Plasma processing is often used under circumstances where it is beneficial to restrict the presence of the plasma to a certain plasma-containing region in a processing chamber while maintaining the ability to flow gases through the plasma-containing region. Several methods of plasma containment are known, including, for example, magnetic confinement, inertial confinement, and structural confinement by solid or nearly-solid barriers. Inertial confinement is operable for only short periods of time and has been shown useful only in power generating and explosive devices. Magnetic confinement has strong limitations in its applicability to many industrial applications. Because of these and other shortcomings of inertial and magnetic confinement systems, structural confinement using physical barriers is often used in industrial plasma confinement.
Known, conventional devices are arranged such that a substrate is positioned within a processing chamber and the plasma is formed between the substrate and an opposing side of the processing chamber, e.g., a processing surface of the substrate faces the plasma. This is most often achieved with a processing gas being injected from the opposing side and exhausted from the substrate side of the processing chamber by a turbo pump. However, at vacuum pressures the exhaust flow is slow, and if plasma is drawn from the plasma-containing region into the pump, then the plasma will damage the pump and/or cause other problems.
FIG. 1 illustrates one such plasma processing device 10. The particular arrangement of plasma processing device 10 with a gas injection assembly 12 and an exhaust assembly 14 as shown in FIG. 1 is prone to various problems. The device 10 comprises a processing chamber 16 configured to facilitate the formation of plasma 18 in a process space 20, a substrate holder 22 positioned within the plasma processing device 10 and configured to support a substrate 24 thereon. A vacuum pump 26 is coupled to the processing chamber 16 via pumping port 28 and configured to evacuate process gases from the process space 20.
Additionally, the plasma processing device 10 includes a plasma generation system 30 coupled to the plasma processing chamber 16 and configured to form the processing plasma 18 from a process gas injected into the process space 20.
A controller 38 is operably coupled to one or more of the plasma generating system 30, the vacuum pump 26, the gas injection assembly 12, and other components of the device 10 for controlling plasma processing of the substrate 24.
To overcome the problem associated with drawing plasma from the process space 20 and into the pump 26, the exhaust assembly 14 of FIG. 1 further includes a first exhaust baffle 32 positioned over the exhaust port 28. The first baffle 32 includes a plurality of openings extending therethrough, each of which has a diameter that is larger than one Debye length of the plasma 18. One of ordinary skill in the art would readily appreciate that the Debye length is the length over which the plasma 18 screens out electric fields.

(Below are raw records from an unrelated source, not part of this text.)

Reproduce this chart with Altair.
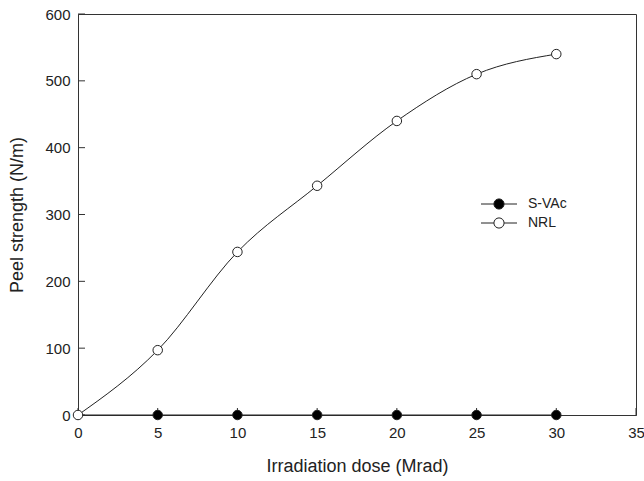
import altair as alt
import pandas as pd

dose = [0, 5, 10, 15, 20, 25, 30]
nrl = [0, 97, 244, 343, 440, 510, 540]
svac = [0, 0, 0, 0, 0, 0, 0]
series_names = ["S-VAc", "NRL"]
x_ticks = [0, 5, 10, 15, 20, 25, 30, 35]
y_ticks = [0, 100, 200, 300, 400, 500, 600]

rows = []
for d, v in zip(dose, svac):
    rows.append({"dose": d, "val": v, "series": "S-VAc"})
for d, v in zip(dose, nrl):
    rows.append({"dose": d, "val": v, "series": "NRL"})
df = pd.DataFrame(rows)

FONT = "Liberation Sans"
W, H = 558, 401

xs = alt.Scale(domain=[0, 35], nice=False, zero=False)
ys = alt.Scale(domain=[0, 600], nice=False)

xaxis = alt.Axis(values=x_ticks, ticks=False, labelPadding=10, title="Irradiation dose (Mrad)",
                 titlePadding=17, grid=False, labelFontSize=15, titleFontSize=18,
                 labelFont=FONT, titleFont=FONT, titleFontWeight="normal", labelColor="#222",
                 titleColor="#222", domainColor="#333", labelFlush=False)
yaxis = alt.Axis(values=y_ticks, ticks=False, labelPadding=8, title="Peel strength (N/m)",
                 titlePadding=18, grid=False, labelFontSize=15, titleFontSize=18,
                 labelFont=FONT, titleFont=FONT, titleFontWeight="normal", labelColor="#222",
                 titleColor="#222", domainColor="#333", labelFlush=False)

# custom legend glyph: line segment with a circle in the middle (scaled by sqrt(size)/2 = 6px)
sym = ("M-3,0 L-0.85,0 M0.85,0 L3,0 "
       "M-0.85,0 A0.85,0.85 0 1,0 0.85,0 A0.85,0.85 0 1,0 -0.85,0 Z")

base = alt.Chart(df)

lines = base.mark_line(interpolate="monotone", color="#222", strokeWidth=1).encode(
    x=alt.X("dose:Q", scale=xs, axis=xaxis),
    y=alt.Y("val:Q", scale=ys, axis=yaxis),
    detail="series:N",
)

svac_pts = base.transform_filter(alt.datum.series == "S-VAc").transform_filter(alt.datum.dose > 0)
nrl_pts = base.transform_filter(alt.datum.series == "NRL")

fill_scale = alt.Scale(domain=series_names, range=["black", "white"])

pts_s = svac_pts.mark_point(filled=True, size=90, stroke="#222", strokeWidth=1, opacity=1).encode(
    x=alt.X("dose:Q", scale=xs),
    y=alt.Y("val:Q", scale=ys),
    fill=alt.Fill("series:N", scale=fill_scale, legend=alt.Legend(
        title=None, orient="none", legendX=414, legendY=183, symbolType=sym,
        symbolSize=144, symbolStrokeColor="#222", symbolStrokeWidth=1,
        labelFont=FONT, labelFontSize=14, labelColor="#222", rowPadding=3,
        labelOffset=22, symbolOpacity=1)),
)
pts_n = nrl_pts.mark_point(filled=True, size=90, stroke="#222", strokeWidth=1, opacity=1).encode(
    x=alt.X("dose:Q", scale=xs),
    y=alt.Y("val:Q", scale=ys),
    fill=alt.Fill("series:N", scale=fill_scale),
)

ytick_df = pd.DataFrame({"v": y_ticks})
xtick_df = pd.DataFrame({"v": x_ticks})
yt = alt.Chart(ytick_df).mark_rule(color="#333", strokeWidth=1).encode(
    y=alt.Y("v:Q", scale=ys), x=alt.value(0), x2=alt.value(7))
xt = alt.Chart(xtick_df).mark_rule(color="#333", strokeWidth=1).encode(
    x=alt.X("v:Q", scale=xs), y=alt.value(H), y2=alt.value(H - 7))

chart = alt.layer(yt, xt, lines, pts_s, pts_n).properties(
    width=W, height=H,
    autosize=alt.AutoSizeParams(type="none"),
    padding={"left": 78, "top": 14, "right": 8, "bottom": 66},
    background="white",
).configure_view(stroke="#333", strokeWidth=1)

chart.save("out.html", embed_options={"renderer": "svg", "actions": False})
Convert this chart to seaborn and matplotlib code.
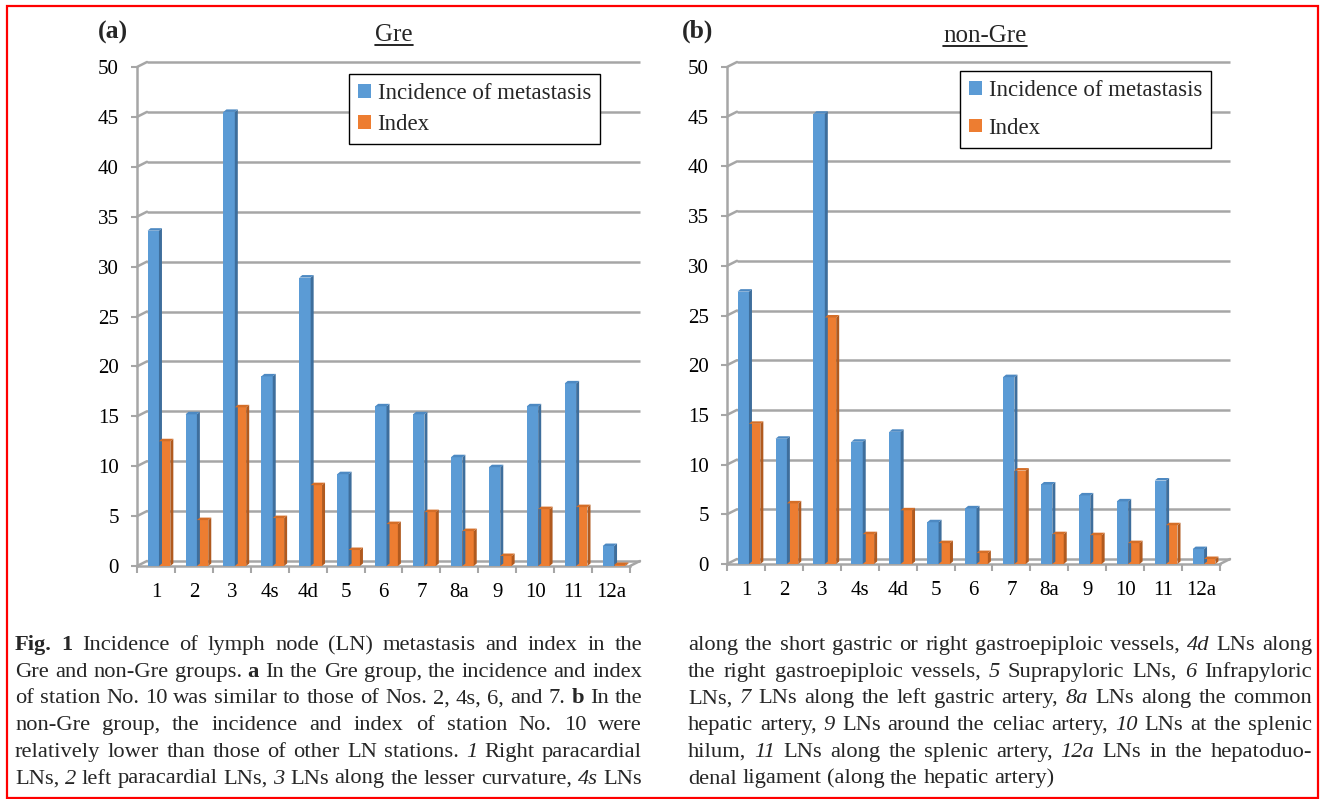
import numpy as np
import pandas as pd
import matplotlib
matplotlib.use("Agg")
import matplotlib.pyplot as plt
import seaborn as sns
from matplotlib.patches import Polygon, Rectangle, Patch
from matplotlib.lines import Line2D

# ---------------- data ----------------
stations = ["1", "2", "3", "4s", "4d", "5", "6", "7", "8a", "9", "10", "11", "12a"]
series_names = ["Incidence of metastasis", "Index"]
gre_incidence = [33.6, 15.2, 45.5, 19.0, 28.9, 9.2, 16.0, 15.2, 10.9, 9.9, 16.0, 18.3, 2.0]
gre_index = [12.5, 4.6, 15.9, 4.8, 8.1, 1.6, 4.2, 5.4, 3.5, 1.0, 5.7, 5.9, 0.1]
nongre_incidence = [27.4, 12.6, 45.3, 12.3, 13.3, 4.2, 5.6, 18.8, 8.0, 6.9, 6.3, 8.4, 1.5]
nongre_index = [14.1, 6.1, 24.8, 3.0, 5.4, 2.1, 1.1, 9.4, 3.0, 2.9, 2.1, 3.9, 0.5]
yticks = [0, 5, 10, 15, 20, 25, 30, 35, 40, 45, 50]
panel_letters = ["(a)", "(b)"]
panel_titles = ["Gre", "non-Gre"]

caption_left = [
    "*Fig.* *1* Incidence of lymph node (LN) metastasis and index in the",
    "Gre and non-Gre groups. *a* In the Gre group, the incidence and index",
    "of station No. 10 was similar to those of Nos. 2, 4s, 6, and 7. *b* In the",
    "non-Gre group, the incidence and index of station No. 10 were",
    "relatively lower than those of other LN stations. _1_ Right paracardial",
    "LNs, _2_ left paracardial LNs, _3_ LNs along the lesser curvature, _4s_ LNs",
]
caption_right = [
    "along the short gastric or right gastroepiploic vessels, _4d_ LNs along",
    "the right gastroepiploic vessels, _5_ Suprapyloric LNs, _6_ Infrapyloric",
    "LNs, _7_ LNs along the left gastric artery, _8a_ LNs along the common",
    "hepatic artery, _9_ LNs around the celiac artery, _10_ LNs at the splenic",
    "hilum, _11_ LNs along the splenic artery, _12a_ LNs in the hepatoduo-",
    "denal ligament (along the hepatic artery)",
]

# ---------------- style ----------------
sns.set_style("white")
plt.rcParams["font.family"] = ["Liberation Serif", "DejaVu Serif"]

BLUE, ORANGE = "#5B9BD5", "#ED7D31"
SIDE = ["#3E6E9C", "#B05A1F"]
TOP = ["#4D89C2", "#D46E28"]
GRAY = "#A6A6A6"

W, H = 1321, 799
fig = plt.figure(figsize=(W / 100, H / 100), dpi=100)


def px_axes(left, top, right, bottom):
    return fig.add_axes([left / W, 1 - bottom / H, (right - left) / W, (bottom - top) / H])


axes = [px_axes(137, 67, 630, 566), px_axes(727, 67, 1220, 564)]
data = [(gre_incidence, gre_index), (nongre_incidence, nongre_index)]
legend_pos = [(349, 74), (960, 71)]
legend_ls = [0.42, 0.72]

for k, ax in enumerate(axes):
    inc, idx = data[k]
    df = pd.DataFrame({
        "station": stations * 2,
        "value": list(inc) + list(idx),
        "series": [series_names[0]] * len(stations) + [series_names[1]] * len(stations),
    })
    sns.barplot(data=df, x="station", y="value", hue="series", order=stations,
                hue_order=series_names, palette=[BLUE, ORANGE], width=0.6,
                saturation=1, ax=ax, legend=False, linewidth=0, zorder=3)
    ax.set_xlim(-0.5, len(stations) - 0.5)
    ax.set_ylim(0, 50)
    ax.set_xlabel("")
    ax.set_ylabel("")

    bb = ax.get_position()
    wpx, hpx = bb.width * W, bb.height * H
    ux = (len(stations)) / wpx      # data units per px (x)
    uy = 50.0 / hpx                 # data units per px (y)

    # 3D-like faces on bars
    shift = 3 * ux
    d, dd = 3 * ux, 2.5 * uy
    for ci, cont in enumerate(ax.containers):
        for p in cont.patches:
            p.set_x(p.get_x() + shift)
            x, w, h = p.get_x(), p.get_width(), p.get_height()
            ax.add_patch(Polygon([(x + w, 0), (x + w + d, dd), (x + w + d, h + dd), (x + w, h)],
                                 closed=True, facecolor=SIDE[ci], edgecolor="none", zorder=3))
            ax.add_patch(Polygon([(x, h), (x + w, h), (x + w + d, h + dd), (x + d, h + dd)],
                                 closed=True, facecolor=TOP[ci], edgecolor="none", zorder=3))

    # back-wall gridlines with perspective connectors
    bx, by = 10 / wpx, 5 * uy
    tr = ax.get_yaxis_transform()
    for v in yticks:
        ax.plot([bx, 1 + bx], [v + by, v + by], transform=tr, color=GRAY, lw=1.8,
                clip_on=False, zorder=1, solid_capstyle="butt")
        ax.plot([0, bx], [v, v + by], transform=tr, color=GRAY, lw=1.8,
                clip_on=False, zorder=1)
    ax.plot([1, 1 + bx], [0, by], transform=tr, color=GRAY, lw=1.8, clip_on=False, zorder=1)

    for s in ["top", "right"]:
        ax.spines[s].set_visible(False)
    for s in ["left", "bottom"]:
        ax.spines[s].set_color(GRAY)
        ax.spines[s].set_linewidth(1.8)
    ax.grid(False)

    ax.set_yticks(yticks)
    ax.set_yticklabels([str(v) for v in yticks])
    ax.tick_params(axis="y", length=4, width=1.5, color=GRAY, pad=9,
                   labelsize=15, labelcolor="black", left=True)
    ax.set_xticks(range(len(stations)))
    ax.set_xticklabels(stations)
    ax.tick_params(axis="x", which="major", length=0, pad=12, labelsize=15,
                   labelcolor="black")
    ax.set_xticks(np.arange(-0.5, len(stations), 1), minor=True)
    ax.tick_params(axis="x", which="minor", length=5, width=1.5, color=GRAY, bottom=True)

    handles = [Patch(facecolor=BLUE, edgecolor="none"), Patch(facecolor=ORANGE, edgecolor="none")]
    lx, ly = legend_pos[k]
    leg = ax.legend(handles, series_names, loc="upper left",
                    bbox_to_anchor=(lx / W, 1 - ly / H), bbox_transform=fig.transFigure,
                    borderaxespad=0, frameon=True, fancybox=False, framealpha=1,
                    edgecolor="black", fontsize=16.5, handlelength=0.55,
                    handleheight=0.55, handletextpad=0.3, labelspacing=legend_ls[k],
                    borderpad=0.4)
    leg.get_frame().set_linewidth(1.0)
    leg.set_zorder(10)

# panel letters and titles
letter_pos = [(98, 39), (682, 38)]
title_pos = [(394, 41), (985, 42)]
title_texts = []
for k in range(2):
    fig.text(letter_pos[k][0] / W, 1 - letter_pos[k][1] / H, panel_letters[k],
             fontsize=18.5, fontweight="bold", ha="left", va="baseline")
    t = fig.text(title_pos[k][0] / W, 1 - title_pos[k][1] / H, panel_titles[k],
                 fontsize=18, ha="center", va="baseline")
    title_texts.append(t)

# border
fig.add_artist(Rectangle((7 / W, 1 - 798 / H), (1318 - 7) / W, (798 - 6) / H,
                         transform=fig.transFigure, fill=False, edgecolor="red", lw=1.6))

fig.canvas.draw()
renderer = fig.canvas.get_renderer()

for k, t in enumerate(title_texts):
    e = t.get_window_extent(renderer=renderer)
    yline = 1 - (title_pos[k][1] + 3.5) / H
    fig.add_artist(Line2D([e.x0 / W, e.x1 / W], [yline, yline], transform=fig.transFigure,
                          color="black", lw=1.2))


# ---------------- justified caption ----------------
def parse(line):
    out = []
    for tok in line.split(" "):
        if not tok:
            continue
        if tok.startswith("*") and tok.endswith("*") and len(tok) > 2:
            out.append((tok[1:-1], "bold", "normal"))
        elif tok.startswith("_") and tok.endswith("_") and len(tok) > 2:
            out.append((tok[1:-1], "normal", "italic"))
        else:
            out.append((tok, "normal", "normal"))
    return out


def measure(word, weight, style, size):
    t = fig.text(0, 0, word, fontsize=size, fontweight=weight, fontstyle=style)
    w = t.get_window_extent(renderer=renderer).width
    t.remove()
    return w


def natural_width(ln, size):
    sp = 0.25 * size * 100 / 72
    toks = parse(ln)
    return sum(measure(w, a, b, size) for w, a, b in toks) + sp * (len(toks) - 1)


cols = [(caption_left, 15, 642, False), (caption_right, 688, 1312, True)]
base_size = 14.5
ratios = []
for lines, x0, x1, has_last in cols:
    just = lines[:-1] if has_last else lines
    for ln in just:
        ratios.append((x1 - x0) * 0.995 / natural_width(ln, base_size))
size = base_size * min(ratios)

baselines = [650 + i * 26.7 for i in range(6)]
for lines, x0, x1, has_last in cols:
    for i, ln in enumerate(lines):
        toks = parse(ln)
        widths = [measure(w, a, b, size) for w, a, b in toks]
        last = has_last and i == len(lines) - 1
        if last or len(toks) == 1:
            gap = 0.25 * size * 100 / 72
        else:
            gap = ((x1 - x0) - sum(widths)) / (len(toks) - 1)
        x = x0
        for (w, a, b), wd in zip(toks, widths):
            fig.text(x / W, 1 - baselines[i] / H, w, fontsize=size, fontweight=a,
                     fontstyle=b, ha="left", va="baseline")
            x += wd + gap

fig.savefig("out.png", dpi=100)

As such, the first baffle 32 allows the plasma 18 to pass through the openings. This quiescent plasma 34 between the first baffle 32 and the pumping port 28 is less intense than the main plasma 18 as it is not ignited by RF excitation but due to diffusion from the main plasma 18.
The exhaust assembly 14 further includes a second baffle 36 positioned between the first baffle 32 and the pumping port 28 and having a plurality of holes that are less than the Debye length. The quiescent plasma 34, being less intense than the main plasma 18, is quenched as it passes through the sub-Debye openings of the second baffle 36, rendering the exhaust assembly 14 stable and protecting the pump 26.
However, the device 10 as shown in FIG. 1 does not resolve the issues associated with slow exhaust. Therefore, there remains a need for a plasma processing system that protects the vacuum pump 26 from plasma damage while overcoming the slow exhaust.